I had posted here that my beloved 3 Clock Inn in South Londonderry VT had gone seriously downhill, based on reports from fellow Hounds rather than first-hand experience. Last night I got there in the flesh, so I can report more specifically.
While it's not nearly as dire as reported, it's a far cry from its most recent heyday (which I would place from late 1999 through late spring of 2002). The menu itself seems kind of uninspired in the reading -- apps of oysters on the 1/2, seared foie gras, truffled risotto, wild mushroom bisque, romaine salad with shaved VT cheese; mains of Dover sole, roast rack of lamb, steak au poivre, sautéed duck breast, cassoulet...perhaps these things took on life in 3D, but as evidenced by the mains we chose, this doesn't seem likely.
Before I get to that, though, I want to crow about the appetizer we *did* settle on.

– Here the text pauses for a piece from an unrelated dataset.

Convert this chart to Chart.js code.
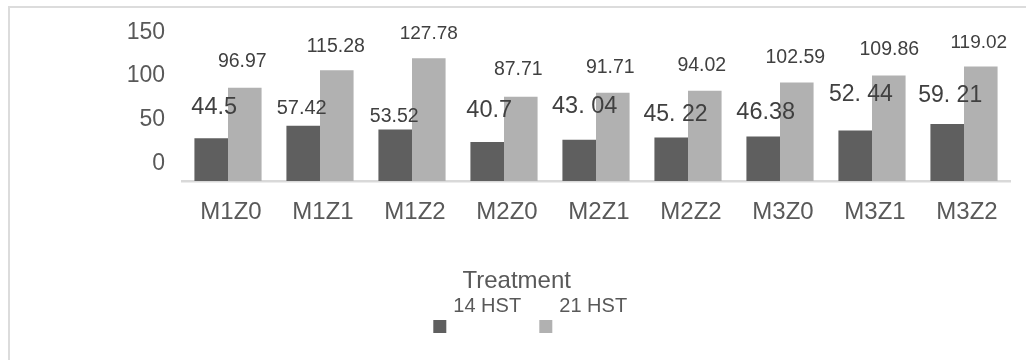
<!DOCTYPE html>
<html lang="en">
<head>
  <meta charset="UTF-8">
  <title>Treatment HST Chart</title>
  <script src="https://cdn.jsdelivr.net/npm/chart.js"></script>
  <style>
    html, body {
      margin: 0;
      padding: 0;
      background: #fff;
      overflow: hidden;
    }
    #frame {
      position: absolute;
      left: 8px;
      top: 6px;
      width: 1100px;
      height: 420px;
      border-left: 2.5px solid #dcdcdc;
      border-top: 2.5px solid #dcdcdc;
    }
    #hstChart {
      position: absolute;
      left: 0;
      top: 0;
    }
  </style>
</head>
<body>
  <div id="frame"></div>
  <canvas id="hstChart" width="1026" height="360"></canvas>

  <script>
    const treatments = ['M1Z0', 'M1Z1', 'M1Z2', 'M2Z0', 'M2Z1', 'M2Z2', 'M3Z0', 'M3Z1', 'M3Z2'];
    const hst14 = [44.5, 57.42, 53.52, 40.7, 43.04, 45.22, 46.38, 52.44, 59.21];
    const hst21 = [96.97, 115.28, 127.78, 87.71, 91.71, 94.02, 102.59, 109.86, 119.02];
    const hst14Text = ['44.5', '57.42', '53.52', '40.7', '43. 04', '45. 22', '46.38', '52. 44', '59. 21'];
    const hst21Text = ['96.97', '115.28', '127.78', '87.71', '91.71', '94.02', '102.59', '109.86', '119.02'];
    const yTickValues = [0, 50, 100, 150];

    const FONT = '"Liberation Sans", Arial, sans-serif';

    // value labels are scattered a bit in the original, so each one gets its own nudge
    const labelStyles = [
      {
        text: hst14Text,
        dx: [3, -1.5, -1, 2, 5.5, 4.3, 2.5, 5.7, 3],
        dy: [-32.7, -19, -14.3, -33, -34.7, -24.4, -26, -37.7, -30.3],
        size: [23.5, 20, 19.5, 23.5, 23.5, 23, 23.5, 23, 23]
      },
      {
        text: hst21Text,
        dx: [-2.5, -1, 0, -2.5, -2.5, -3, -1.5, 0.5, -2],
        dy: [-27.5, -24.7, -26.3, -28.3, -27, -26.5, -26, -27.5, -25.3],
        size: [19.5, 19.5, 19, 19.5, 19.5, 19.5, 19.5, 19.5, 19]
      }
    ];

    const barText = {
      id: 'barText',
      afterDatasetsDraw(chart, args, opts) {
        const ctx = chart.ctx;
        chart.data.datasets.forEach((ds, di) => {
          const st = opts.styles[di];
          chart.getDatasetMeta(di).data.forEach((bar, i) => {
            ctx.save();
            ctx.font = st.size[i] + 'px ' + FONT;
            ctx.fillStyle = opts.color;
            ctx.textAlign = 'center';
            ctx.textBaseline = 'alphabetic';
            ctx.fillText(st.text[i], bar.x + st.dx[i], bar.y + st.dy[i] + st.size[i] * 0.358);
            ctx.restore();
          });
        });
      }
    };

    const treatmentLegend = {
      id: 'treatmentLegend',
      afterDraw(chart, args, o) {
        const ctx = chart.ctx;
        ctx.save();
        ctx.fillStyle = o.color;
        ctx.textBaseline = 'alphabetic';
        ctx.textAlign = 'center';
        ctx.font = o.titleSize + 'px ' + FONT;
        ctx.fillText(o.title, o.titleX, o.titleY);
        ctx.textAlign = 'left';
        ctx.font = o.itemSize + 'px ' + FONT;
        chart.data.datasets.forEach((ds, i) => {
          const x = o.x + i * o.step;
          ctx.fillStyle = ds.backgroundColor;
          ctx.fillRect(x, o.boxY, o.box, o.box);
          ctx.fillStyle = o.color;
          ctx.fillText(ds.label, x + o.textDx, o.textY);
        });
        ctx.restore();
      }
    };

    // keep the axes from pushing the plot area around
    function noPad(s) {
      s.paddingTop = 0;
      s.paddingBottom = 0;
      s.paddingLeft = 0;
      s.paddingRight = 0;
    }

    const ctx = document.getElementById('hstChart').getContext('2d');
    new Chart(ctx, {
      type: 'bar',
      data: {
        labels: treatments,
        datasets: [
          {
            label: '14 HST',
            data: hst14,
            backgroundColor: '#5f5f5f',
            categoryPercentage: 0.73,
            barPercentage: 1
          },
          {
            label: '21 HST',
            data: hst21,
            backgroundColor: '#b1b1b1',
            categoryPercentage: 0.73,
            barPercentage: 1
          }
        ]
      },
      options: {
        responsive: false,
        animation: false,
        layout: { padding: { top: 20, right: 16, left: 0, bottom: 0 } },
        plugins: {
          legend: { display: false },
          tooltip: { enabled: false },
          barText: { styles: labelStyles, color: '#404040' },
          treatmentLegend: {
            title: 'Treatment',
            titleX: 516.7, titleY: 288, titleSize: 24,
            x: 433.3, step: 106, box: 13, boxY: 320,
            textDx: 20, textY: 311.5, itemSize: 20,
            color: '#595959'
          }
        },
        scales: {
          x: {
            grid: { display: false },
            border: { display: true, color: '#d9d9d9', width: 2.5 },
            ticks: {
              color: '#595959',
              font: { family: FONT, size: 24 },
              padding: 9,
              labelOffset: 3,
              maxRotation: 0
            },
            afterFit: s => { noPad(s); s.height = 179; }
          },
          y: { display: false, min: 0, max: 167.5 },
          yTicks: {
            position: 'left',
            min: -20.25,
            max: 164,
            grid: { display: false },
            border: { display: false },
            ticks: {
              color: '#595959',
              font: { family: FONT, size: 23 },
              padding: 9
            },
            afterBuildTicks: s => { s.ticks = yTickValues.map(v => ({ value: v })); },
            afterFit: s => { noPad(s); s.width = 182; }
          }
        }
      },
      plugins: [barText, treatmentLegend]
    });
  </script>
</body>
</html>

I was dining out with my 11-yr-old stepson, who has a pretty adept palate for his age, but raw oysters or foie gras were out of the question. We settled on "Diver Scallops with Green Apple Remoulade". This turned out to be 2 beautiful big scallops, expertly seared so as to be brown and caramelized on the outside and nearly raw, but warm, on the inside. The "garnish" was a quick sauté of shredded fennel bulb (nicely caramelized) with shredded green apple, finished with a dash of reduced heavy cream a small spoonful of caviar and one of fine chopped chives folded in. It was beautiful to look at in its blend of shapes, colors and textures, and the sauce was a kind of flavor kaleidescope of sweet/tart/aromatic/salty. We soaked up every last bit of the sauce with our bread, and only then did I tell Boy that he'd just eaten his first caviar.
For entrées, Boy had a "Lobster Pot Pie" and I had the braised lamb shank. The pot pie was actually a disc of puff pastry over which was spooned a melange of tender sweet lobster meat and vegetables in a vermouthy cream sauce. Very well prepared but a little on the pedestrian side with its peas, corn, carrots and onions. I guess the shiitake mushrooms were a nod to modernity.
My lamb shank was, I think, the victim of inauspicious reheating which did nothing to improve its lackluster braise. I like a lamb shank that's unctious and winey and tender enough to eat with a spoon. This one was mostly dry (the underside where it hadn't been exposed to reheating was acceptably gooey) and tasted of not much more than lamb. On the side, however, was a lovely braise of roasted carrots, tomatoes, onions and mushrooms in a delicious lamb sauce. If they had somehow managed to cook the shank in the vegetable braise, they would have been on to something.
I stuck to wines by the glass, starting with a Malbec, which might have been better had it been from a fresh bottle and served in a larger glass. When I ordered a Morvedre as a followup, I requested a larger glass and was rewarded with one of the Spiegelau balloons they reserve for those that order whole bottles. This wine was excellent: round and spicy with notes of black cherry.
We finished by sharing the Warm Valrhona Chocolate Cake, which was just fine, but it's only a chocolate cake, for heaven's sake. And it kept Boy bouncing of the walls til way past his bedtime. There was a Braised Pineapple French Toast that sounded much more interesting, but again, I was at the mercy of an 11-yr-old's palate.
The whole deal ran me just over $100, not including tip. I left a 20, as the service was just as right as it always has been -- pleasant (but not fawning), knowledgeable and accomodating. When Boy thought he might want the lobster soup, but didn't understand the idea of a broth-based lobster soup, the waitress disappeared to the kitchen and returned post-haste with a teacup half-filled with the broth in question (it was delicious, by the way -- fragrant with lobster, tomato and lemongrass -- and perhaps we should have ordered that).
So it wasn't so bad. It's not the over-the-top wonderful place I used to pine for, but it's still good. I'll keep going back, not just because it's the only table in my rural Vermont town.